Quote the listing below in its entirety, omitting every image.

╭─ Collected material

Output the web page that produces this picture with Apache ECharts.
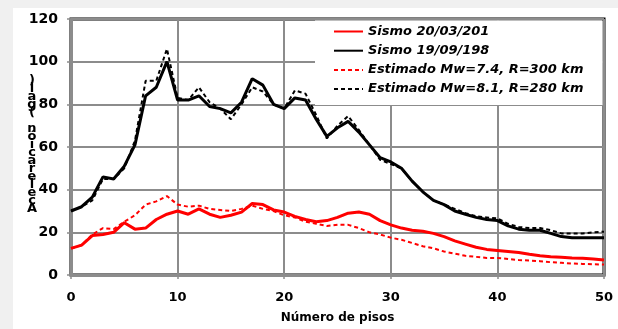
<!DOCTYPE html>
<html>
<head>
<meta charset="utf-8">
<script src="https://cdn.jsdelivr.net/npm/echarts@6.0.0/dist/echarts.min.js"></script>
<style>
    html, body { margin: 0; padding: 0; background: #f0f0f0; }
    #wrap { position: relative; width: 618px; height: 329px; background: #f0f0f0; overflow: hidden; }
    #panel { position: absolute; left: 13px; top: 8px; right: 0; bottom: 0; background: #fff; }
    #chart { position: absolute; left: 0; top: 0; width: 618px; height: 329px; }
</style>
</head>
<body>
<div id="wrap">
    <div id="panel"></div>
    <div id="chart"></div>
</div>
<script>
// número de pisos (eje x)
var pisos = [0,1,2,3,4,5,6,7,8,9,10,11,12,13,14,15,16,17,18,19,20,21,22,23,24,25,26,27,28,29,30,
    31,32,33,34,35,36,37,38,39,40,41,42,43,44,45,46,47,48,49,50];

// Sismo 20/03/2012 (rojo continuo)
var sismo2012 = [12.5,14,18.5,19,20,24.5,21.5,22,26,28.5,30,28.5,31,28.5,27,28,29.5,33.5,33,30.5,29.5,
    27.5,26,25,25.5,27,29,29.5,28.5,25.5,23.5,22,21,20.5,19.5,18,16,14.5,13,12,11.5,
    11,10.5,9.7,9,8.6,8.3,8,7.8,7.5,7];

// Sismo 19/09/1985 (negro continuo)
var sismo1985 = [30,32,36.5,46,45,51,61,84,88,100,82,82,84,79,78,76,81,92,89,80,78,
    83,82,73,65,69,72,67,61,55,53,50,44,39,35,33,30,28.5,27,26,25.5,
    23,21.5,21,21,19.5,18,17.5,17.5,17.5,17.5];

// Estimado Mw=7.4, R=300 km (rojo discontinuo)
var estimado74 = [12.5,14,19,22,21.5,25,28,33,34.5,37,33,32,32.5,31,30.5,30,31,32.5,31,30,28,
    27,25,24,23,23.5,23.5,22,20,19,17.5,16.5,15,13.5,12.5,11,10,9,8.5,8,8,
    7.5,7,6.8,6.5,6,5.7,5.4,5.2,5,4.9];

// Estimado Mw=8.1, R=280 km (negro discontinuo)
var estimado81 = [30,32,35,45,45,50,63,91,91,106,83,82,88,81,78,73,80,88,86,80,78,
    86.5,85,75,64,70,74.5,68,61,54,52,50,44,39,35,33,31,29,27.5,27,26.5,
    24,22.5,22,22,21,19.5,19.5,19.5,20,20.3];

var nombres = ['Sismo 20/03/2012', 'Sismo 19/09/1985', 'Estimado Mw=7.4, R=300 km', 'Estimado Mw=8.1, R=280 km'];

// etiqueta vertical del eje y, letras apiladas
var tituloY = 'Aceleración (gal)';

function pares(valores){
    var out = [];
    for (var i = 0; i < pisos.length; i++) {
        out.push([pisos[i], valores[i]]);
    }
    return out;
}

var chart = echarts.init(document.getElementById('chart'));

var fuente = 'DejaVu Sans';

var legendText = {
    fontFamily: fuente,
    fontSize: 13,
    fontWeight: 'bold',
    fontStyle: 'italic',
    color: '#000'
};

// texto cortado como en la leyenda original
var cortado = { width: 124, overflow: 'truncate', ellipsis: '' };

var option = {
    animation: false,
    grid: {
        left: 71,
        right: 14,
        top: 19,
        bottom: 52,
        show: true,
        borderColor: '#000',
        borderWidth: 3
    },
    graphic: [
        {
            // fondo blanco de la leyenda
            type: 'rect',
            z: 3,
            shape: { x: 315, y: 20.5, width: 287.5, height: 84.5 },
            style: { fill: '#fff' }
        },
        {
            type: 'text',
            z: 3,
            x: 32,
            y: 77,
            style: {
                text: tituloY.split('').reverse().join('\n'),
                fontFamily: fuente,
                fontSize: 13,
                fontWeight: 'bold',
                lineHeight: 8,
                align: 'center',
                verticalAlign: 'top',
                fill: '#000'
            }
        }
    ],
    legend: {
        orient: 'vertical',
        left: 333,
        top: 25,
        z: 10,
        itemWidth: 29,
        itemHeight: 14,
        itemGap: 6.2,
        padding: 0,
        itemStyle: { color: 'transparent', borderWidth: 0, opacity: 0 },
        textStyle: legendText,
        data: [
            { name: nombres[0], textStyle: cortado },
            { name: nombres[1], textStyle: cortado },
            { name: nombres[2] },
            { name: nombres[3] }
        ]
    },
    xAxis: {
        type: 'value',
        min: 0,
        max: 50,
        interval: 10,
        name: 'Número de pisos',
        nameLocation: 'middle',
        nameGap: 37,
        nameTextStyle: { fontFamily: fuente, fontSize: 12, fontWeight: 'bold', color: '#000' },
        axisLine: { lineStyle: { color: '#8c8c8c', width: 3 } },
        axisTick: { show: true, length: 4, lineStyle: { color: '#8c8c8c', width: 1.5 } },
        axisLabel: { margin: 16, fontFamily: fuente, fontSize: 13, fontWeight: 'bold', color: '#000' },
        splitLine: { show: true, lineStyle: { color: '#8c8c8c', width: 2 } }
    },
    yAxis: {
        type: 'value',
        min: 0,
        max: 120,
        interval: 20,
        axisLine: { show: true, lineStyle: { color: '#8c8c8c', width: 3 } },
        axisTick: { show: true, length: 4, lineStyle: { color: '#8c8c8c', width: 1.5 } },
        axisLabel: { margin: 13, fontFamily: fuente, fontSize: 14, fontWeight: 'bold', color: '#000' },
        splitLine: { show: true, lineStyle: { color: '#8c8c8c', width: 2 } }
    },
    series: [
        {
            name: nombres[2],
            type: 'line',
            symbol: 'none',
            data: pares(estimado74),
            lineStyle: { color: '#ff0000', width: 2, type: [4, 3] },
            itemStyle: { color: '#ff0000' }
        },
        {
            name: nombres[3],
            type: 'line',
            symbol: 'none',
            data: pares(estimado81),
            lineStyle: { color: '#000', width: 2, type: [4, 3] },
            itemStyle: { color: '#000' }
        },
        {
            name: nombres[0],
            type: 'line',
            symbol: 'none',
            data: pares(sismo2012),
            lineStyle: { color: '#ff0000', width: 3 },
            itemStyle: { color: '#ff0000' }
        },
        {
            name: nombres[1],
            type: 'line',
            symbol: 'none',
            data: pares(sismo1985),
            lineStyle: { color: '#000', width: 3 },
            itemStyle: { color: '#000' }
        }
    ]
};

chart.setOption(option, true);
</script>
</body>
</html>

╰─

* [Reply]
Output the web page that produces this picture with Apache ECharts.
<!DOCTYPE html>
<html>
<head>
<meta charset="utf-8">
<script src="https://cdn.jsdelivr.net/npm/echarts@6.0.0/dist/echarts.min.js"></script>
<style>
    html, body { margin: 0; padding: 0; background: #f0f0f0; }
    #wrap { position: relative; width: 618px; height: 329px; background: #f0f0f0; overflow: hidden; }
    #panel { position: absolute; left: 13px; top: 8px; right: 0; bottom: 0; background: #fff; }
    #chart { position: absolute; left: 0; top: 0; width: 618px; height: 329px; }
</style>
</head>
<body>
<div id="wrap">
    <div id="panel"></div>
    <div id="chart"></div>
</div>
<script>
// número de pisos (eje x)
var pisos = [0,1,2,3,4,5,6,7,8,9,10,11,12,13,14,15,16,17,18,19,20,21,22,23,24,25,26,27,28,29,30,
    31,32,33,34,35,36,37,38,39,40,41,42,43,44,45,46,47,48,49,50];

// Sismo 20/03/2012 (rojo continuo)
var sismo2012 = [12.5,14,18.5,19,20,24.5,21.5,22,26,28.5,30,28.5,31,28.5,27,28,29.5,33.5,33,30.5,29.5,
    27.5,26,25,25.5,27,29,29.5,28.5,25.5,23.5,22,21,20.5,19.5,18,16,14.5,13,12,11.5,
    11,10.5,9.7,9,8.6,8.3,8,7.8,7.5,7];

// Sismo 19/09/1985 (negro continuo)
var sismo1985 = [30,32,36.5,46,45,51,61,84,88,100,82,82,84,79,78,76,81,92,89,80,78,
    83,82,73,65,69,72,67,61,55,53,50,44,39,35,33,30,28.5,27,26,25.5,
    23,21.5,21,21,19.5,18,17.5,17.5,17.5,17.5];

// Estimado Mw=7.4, R=300 km (rojo discontinuo)
var estimado74 = [12.5,14,19,22,21.5,25,28,33,34.5,37,33,32,32.5,31,30.5,30,31,32.5,31,30,28,
    27,25,24,23,23.5,23.5,22,20,19,17.5,16.5,15,13.5,12.5,11,10,9,8.5,8,8,
    7.5,7,6.8,6.5,6,5.7,5.4,5.2,5,4.9];

// Estimado Mw=8.1, R=280 km (negro discontinuo)
var estimado81 = [30,32,35,45,45,50,63,91,91,106,83,82,88,81,78,73,80,88,86,80,78,
    86.5,85,75,64,70,74.5,68,61,54,52,50,44,39,35,33,31,29,27.5,27,26.5,
    24,22.5,22,22,21,19.5,19.5,19.5,20,20.3];

var nombres = ['Sismo 20/03/2012', 'Sismo 19/09/1985', 'Estimado Mw=7.4, R=300 km', 'Estimado Mw=8.1, R=280 km'];

// etiqueta vertical del eje y, letras apiladas
var tituloY = 'Aceleración (gal)';

function pares(valores){
    var out = [];
    for (var i = 0; i < pisos.length; i++) {
        out.push([pisos[i], valores[i]]);
    }
    return out;
}

var chart = echarts.init(document.getElementById('chart'));

var fuente = 'DejaVu Sans';

var legendText = {
    fontFamily: fuente,
    fontSize: 13,
    fontWeight: 'bold',
    fontStyle: 'italic',
    color: '#000'
};

// texto cortado como en la leyenda original
var cortado = { width: 124, overflow: 'truncate', ellipsis: '' };

var option = {
    animation: false,
    grid: {
        left: 71,
        right: 14,
        top: 19,
        bottom: 52,
        show: true,
        borderColor: '#000',
        borderWidth: 3
    },
    graphic: [
        {
            // fondo blanco de la leyenda
            type: 'rect',
            z: 3,
            shape: { x: 315, y: 20.5, width: 287.5, height: 84.5 },
            style: { fill: '#fff' }
        },
        {
            type: 'text',
            z: 3,
            x: 32,
            y: 77,
            style: {
                text: tituloY.split('').reverse().join('\n'),
                fontFamily: fuente,
                fontSize: 13,
                fontWeight: 'bold',
                lineHeight: 8,
                align: 'center',
                verticalAlign: 'top',
                fill: '#000'
            }
        }
    ],
    legend: {
        orient: 'vertical',
        left: 333,
        top: 25,
        z: 10,
        itemWidth: 29,
        itemHeight: 14,
        itemGap: 6.2,
        padding: 0,
        itemStyle: { color: 'transparent', borderWidth: 0, opacity: 0 },
        textStyle: legendText,
        data: [
            { name: nombres[0], textStyle: cortado },
            { name: nombres[1], textStyle: cortado },
            { name: nombres[2] },
            { name: nombres[3] }
        ]
    },
    xAxis: {
        type: 'value',
        min: 0,
        max: 50,
        interval: 10,
        name: 'Número de pisos',
        nameLocation: 'middle',
        nameGap: 37,
        nameTextStyle: { fontFamily: fuente, fontSize: 12, fontWeight: 'bold', color: '#000' },
        axisLine: { lineStyle: { color: '#8c8c8c', width: 3 } },
        axisTick: { show: true, length: 4, lineStyle: { color: '#8c8c8c', width: 1.5 } },
        axisLabel: { margin: 16, fontFamily: fuente, fontSize: 13, fontWeight: 'bold', color: '#000' },
        splitLine: { show: true, lineStyle: { color: '#8c8c8c', width: 2 } }
    },
    yAxis: {
        type: 'value',
        min: 0,
        max: 120,
        interval: 20,
        axisLine: { show: true, lineStyle: { color: '#8c8c8c', width: 3 } },
        axisTick: { show: true, length: 4, lineStyle: { color: '#8c8c8c', width: 1.5 } },
        axisLabel: { margin: 13, fontFamily: fuente, fontSize: 14, fontWeight: 'bold', color: '#000' },
        splitLine: { show: true, lineStyle: { color: '#8c8c8c', width: 2 } }
    },
    series: [
        {
            name: nombres[2],
            type: 'line',
            symbol: 'none',
            data: pares(estimado74),
            lineStyle: { color: '#ff0000', width: 2, type: [4, 3] },
            itemStyle: { color: '#ff0000' }
        },
        {
            name: nombres[3],
            type: 'line',
            symbol: 'none',
            data: pares(estimado81),
            lineStyle: { color: '#000', width: 2, type: [4, 3] },
            itemStyle: { color: '#000' }
        },
        {
            name: nombres[0],
            type: 'line',
            symbol: 'none',
            data: pares(sismo2012),
            lineStyle: { color: '#ff0000', width: 3 },
            itemStyle: { color: '#ff0000' }
        },
        {
            name: nombres[1],
            type: 'line',
            symbol: 'none',
            data: pares(sismo1985),
            lineStyle: { color: '#000', width: 3 },
            itemStyle: { color: '#000' }
        }
    ]
};

chart.setOption(option, true);
</script>
</body>
</html>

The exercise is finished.